The final episode, “The End of Everything”, winds down and wraps up beautifully and positively the major plots of the season: Is Carmen Moyo (Charmaine Bingwa) going to find satisfaction as a junior lawyer in the firm? Is new partner Ri’Chard able to be a team player with Diane Lockhart (Christine Baranski) and Liz Reddick (Audra McDonald)? Is Marissa (Sarah Steele) going to be taken seriously now that she has passed the bar? Is Jay (Nyambi Nyambi), the security analyst, able to build what he wants while staying at the firm or take a better offer? Is Liz willing to work with both Ri’Chard (Andre Braugher) and Diane, who is increasingly discouraged about whether she makes a difference in an increasingly chaotic world? And is Diane going to choose divorce from her husband, Kurt (Gary Cole), for the sympathetic, more value-compatible doctor, Lyle Bettencourt (John Slattery)?
The foreshadowing found in the opening graphics, subtly changing from one season to the next, still features explosions to the very end: Trump on the podium, the Supreme Court, flower pots, the telephone, office desks, important books, purses, and high-heel shoes. All explode from gunfire.
And the bookending doesn’t stop with the answers to the questions raised. Each character’s arc is bookended, and so is the political drama with Trump announcing running in 2024 and Governor DeSantis scheming in the shadows planning his next move. This defiant political and legal procedural dared to go where no show has gone before. The hatred and disgust at Trump was visually shown in ways that nominally progressive television series refused to undertake.

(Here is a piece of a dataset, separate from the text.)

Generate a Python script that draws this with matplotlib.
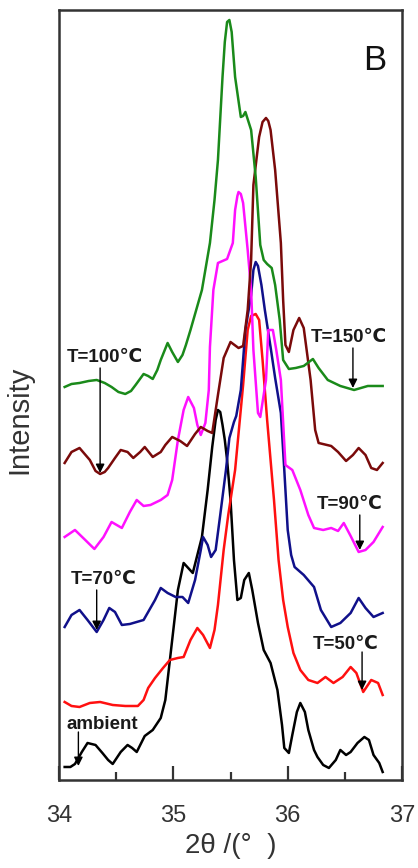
import matplotlib
matplotlib.use("Agg")
import matplotlib.pyplot as plt

plt.rcParams['font.family'] = ['Liberation Sans', 'DejaVu Sans']

# 2theta (deg) and stacked intensity (a.u.) for each temperature
t150_x = [34.05, 34.11, 34.18, 34.26, 34.33, 34.40, 34.46, 34.52, 34.58, 34.63, 34.67, 34.74,
          34.78, 34.82, 34.86, 34.89, 34.95, 34.99, 35.04, 35.08, 35.11, 35.15, 35.20, 35.25,
          35.32, 35.36, 35.39, 35.43, 35.45, 35.47, 35.49, 35.51, 35.54, 35.59, 35.61, 35.63,
          35.68, 35.72, 35.76, 35.79, 35.82, 35.86, 35.89, 35.93, 35.96, 36.01, 36.07, 36.14,
          36.22, 36.27, 36.35, 36.46, 36.58, 36.70, 36.83]
t150_y = [393, 396, 397, 399, 400, 397, 393, 388, 386, 389, 395, 406,
          404, 401, 410, 420, 437, 428, 418, 425, 435, 450, 470, 490,
          537, 580, 620, 703, 738, 758, 760, 748, 703, 663, 664, 668,
          650, 603, 535, 520, 516, 512, 495, 460, 420, 411, 412, 414,
          421, 412, 400, 394, 390, 394, 394]

t100_x = [34.05, 34.11, 34.18, 34.27, 34.32, 34.36, 34.40, 34.43, 34.49, 34.54, 34.60, 34.65,
          34.71, 34.75, 34.82, 34.89, 34.93, 34.99, 35.06, 35.12, 35.19, 35.24, 35.30, 35.34,
          35.39, 35.44, 35.50, 35.57, 35.61, 35.65, 35.68, 35.70, 35.75, 35.78, 35.81, 35.83,
          35.85, 35.89, 35.94, 35.96, 35.98, 36.01, 36.05, 36.10, 36.14, 36.20, 36.24, 36.27,
          36.38, 36.44, 36.51, 36.57, 36.62, 36.68, 36.73, 36.78, 36.83]
t100_y = [317, 328, 332, 320, 309, 306, 308, 312, 322, 330, 328, 322,
          328, 333, 323, 328, 335, 343, 339, 334, 346, 353, 349, 347,
          385, 422, 438, 432, 434, 470, 520, 595, 643, 658, 662, 659,
          650, 610, 537, 480, 435, 428, 450, 462, 452, 400, 350, 337,
          334, 328, 319, 325, 332, 325, 312, 310, 317]

t90_x = [34.05, 34.14, 34.23, 34.31, 34.39, 34.46, 34.55, 34.62, 34.68, 34.74, 34.80, 34.89,
         34.95, 34.99, 35.04, 35.09, 35.13, 35.18, 35.21, 35.24, 35.28, 35.31, 35.32, 35.35,
         35.39, 35.47, 35.52, 35.54, 35.56, 35.57, 35.59, 35.61, 35.65, 35.68, 35.70, 35.74,
         35.76, 35.81, 35.83, 35.87, 35.90, 35.94, 35.98, 36.04, 36.11, 36.18, 36.23, 36.31,
         36.38, 36.44, 36.49, 36.55, 36.62, 36.68, 36.75, 36.83]
t90_y = [243, 250, 240, 231, 243, 258, 252, 268, 280, 274, 275, 280,
         285, 300, 340, 370, 383, 372, 355, 345, 357, 390, 433, 490,
         517, 521, 537, 570, 584, 588, 586, 577, 530, 490, 430, 367,
         363, 400, 450, 450, 430, 400, 315, 310, 290, 265, 252, 250,
         252, 249, 257, 244, 228, 230, 238, 253]

t70_x = [34.05, 34.11, 34.18, 34.25, 34.33, 34.39, 34.44, 34.49, 34.55, 34.62, 34.68, 34.74,
         34.78, 34.84, 34.89, 34.95, 35.02, 35.08, 35.13, 35.19, 35.24, 35.26, 35.30, 35.33,
         35.37, 35.41, 35.46, 35.49, 35.53, 35.55, 35.59, 35.63, 35.68, 35.70, 35.72, 35.74,
         35.77, 35.80, 35.85, 35.89, 35.94, 35.97, 36.00, 36.03, 36.06, 36.14, 36.23, 36.29,
         36.38, 36.46, 36.55, 36.62, 36.68, 36.75, 36.83]
t70_y = [153, 165, 170, 160, 148, 160, 172, 168, 155, 156, 158, 160,
         168, 180, 192, 187, 183, 183, 177, 200, 230, 243, 235, 223,
         230, 265, 310, 342, 358, 364, 390, 450, 485, 510, 518, 514,
         495, 470, 433, 402, 367, 310, 250, 225, 213, 205, 193, 170,
         153, 157, 167, 182, 172, 163, 167]

t50_x = [34.05, 34.11, 34.18, 34.27, 34.36, 34.47, 34.58, 34.69, 34.74, 34.78, 34.84, 34.91,
         34.97, 35.04, 35.09, 35.15, 35.21, 35.26, 35.32, 35.36, 35.39, 35.44, 35.48, 35.54,
         35.61, 35.65, 35.68, 35.72, 35.75, 35.78, 35.82, 35.88, 35.92, 35.96, 36.00, 36.05,
         36.11, 36.18, 36.26, 36.33, 36.40, 36.48, 36.55, 36.60, 36.66, 36.73, 36.79, 36.83]
t50_y = [78, 74, 73, 77, 78, 75, 74, 74, 80, 92, 102, 112,
         120, 122, 123, 140, 152, 145, 132, 150, 175, 230, 265, 310,
         395, 450, 464, 466, 460, 420, 360, 280, 220, 180, 153, 127,
         110, 100, 97, 103, 97, 103, 113, 107, 88, 100, 97, 85]

amb_x = [34.05, 34.10, 34.14, 34.20, 34.25, 34.32, 34.38, 34.43, 34.47, 34.54, 34.60, 34.64,
         34.68, 34.75, 34.82, 34.89, 34.93, 34.97, 35.01, 35.04, 35.09, 35.13, 35.17, 35.21,
         35.25, 35.30, 35.34, 35.37, 35.39, 35.41, 35.43, 35.45, 35.47, 35.50, 35.53, 35.56,
         35.59, 35.62, 35.66, 35.69, 35.74, 35.79, 35.85, 35.91, 35.95, 35.97, 36.01, 36.04,
         36.08, 36.11, 36.15, 36.18, 36.23, 36.26, 36.31, 36.36, 36.42, 36.46, 36.51, 36.55,
         36.61, 36.67, 36.71, 36.75, 36.80, 36.83]
amb_y = [13, 13, 16, 28, 37, 35, 27, 20, 16, 28, 35, 32,
         28, 44, 50, 62, 80, 120, 160, 190, 217, 212, 207, 225,
         243, 290, 333, 360, 370, 368, 355, 340, 320, 280, 220, 180,
         182, 200, 207, 190, 157, 130, 117, 90, 55, 32, 27, 45,
         68, 77, 68, 50, 30, 23, 15, 12, 20, 30, 25, 28,
         37, 43, 40, 25, 17, 8]

curves = [
    (amb_x, amb_y, 'black'),
    (t50_x, t50_y, '#ff1010'),
    (t70_x, t70_y, '#10108a'),
    (t90_x, t90_y, '#ff10ff'),
    (t100_x, t100_y, '#7a0a0a'),
    (t150_x, t150_y, '#1a8a1a'),
]

# label text, text anchor (x, y), arrow x, arrow tail y, arrow tip y
labels = [
    ('T=150\u2103', 36.20, 442, 36.57, 432, 392),
    ('T=100\u2103', 34.07, 422, 34.36, 412, 307),
    ('T=90\u2103', 36.25, 275, 36.63, 265, 230),
    ('T=70\u2103', 34.10, 200, 34.33, 190, 150),
    ('T=50\u2103', 36.22, 135, 36.65, 128, 90),
    ('ambient', 34.07, 55, 34.17, 48, 14),
]

fig = plt.figure(figsize=(4.18, 8.68), dpi=100)
ax = fig.add_axes([0.141, 0.1014, 0.821, 0.8871])

for xs, ys, c in curves:
    ax.plot(xs, ys, color=c, lw=1.8, solid_joinstyle='round')

for text, tx, ty, arr_x, y0, y1 in labels:
    ax.text(tx, ty, text, fontsize=13.5, fontweight='bold', color='#1a1a1a',
            ha='left', va='center')
    ax.annotate('', xy=(arr_x, y1), xytext=(arr_x, y0),
                arrowprops=dict(arrowstyle='-|>', color='black', lw=1.0,
                                mutation_scale=13, shrinkA=0, shrinkB=0))

ax.text(0.921, 0.935, 'B', transform=ax.transAxes, fontsize=25,
        ha='center', va='center', color='#111111')

ax.set_xlim(34, 37)
ax.set_ylim(0, 770)
ax.set_xticks([34, 35, 36, 37])
ax.set_xticks([34.5, 35.5, 36.5], minor=True)
ax.set_yticks([])
ax.tick_params(axis='x', which='major', direction='in', length=10, width=1.6,
               labelsize=17, pad=18, colors='#333333')
ax.tick_params(axis='x', which='minor', direction='in', length=6, width=1.6,
               colors='#333333')
for s in ax.spines.values():
    s.set_linewidth(1.8)
    s.set_color('#333333')

ax.set_xlabel('2\u03b8 /(\u00b0  )', fontsize=20, color='#333333', labelpad=4)
ax.set_ylabel('Intensity', fontsize=21, color='#333333')
ax.yaxis.set_label_coords(-0.075, 0.468)

fig.savefig('out.png', dpi=100)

“The Good Fight“ ties up all loose ends of their narrative, including in the final credits exploding the same objects as we witness in the beginning. And the audience is left hanging in suspense. There is a well-funded vigilante society, The Collective, which plans to save the country by abducting white supremacists to a Gulag in the Antarctica where they can only see white everywhere they look. There are confused, directionless Democratic party leaders hoping Dwayne Johnson will run for president. Police are ineffective; explosions and street riots are omnipresent and constant. An inclusive, egalitarian value system no longer can be relied upon as a framework for understanding the world and is steadily collapsing. “Good Fight” wants to know: what happens when good people lose faith in their institutions and in their sense of justice? The most dangerous feeling to have, Diane Lockhart admits to Liz, is hope: When people lose faith in your institution’s past, and hold no hope for its future? Fighting the good fight? There are no sucker punches.
This entire series, at times, left me breathless. Even the music resonates now with different thematic overtones.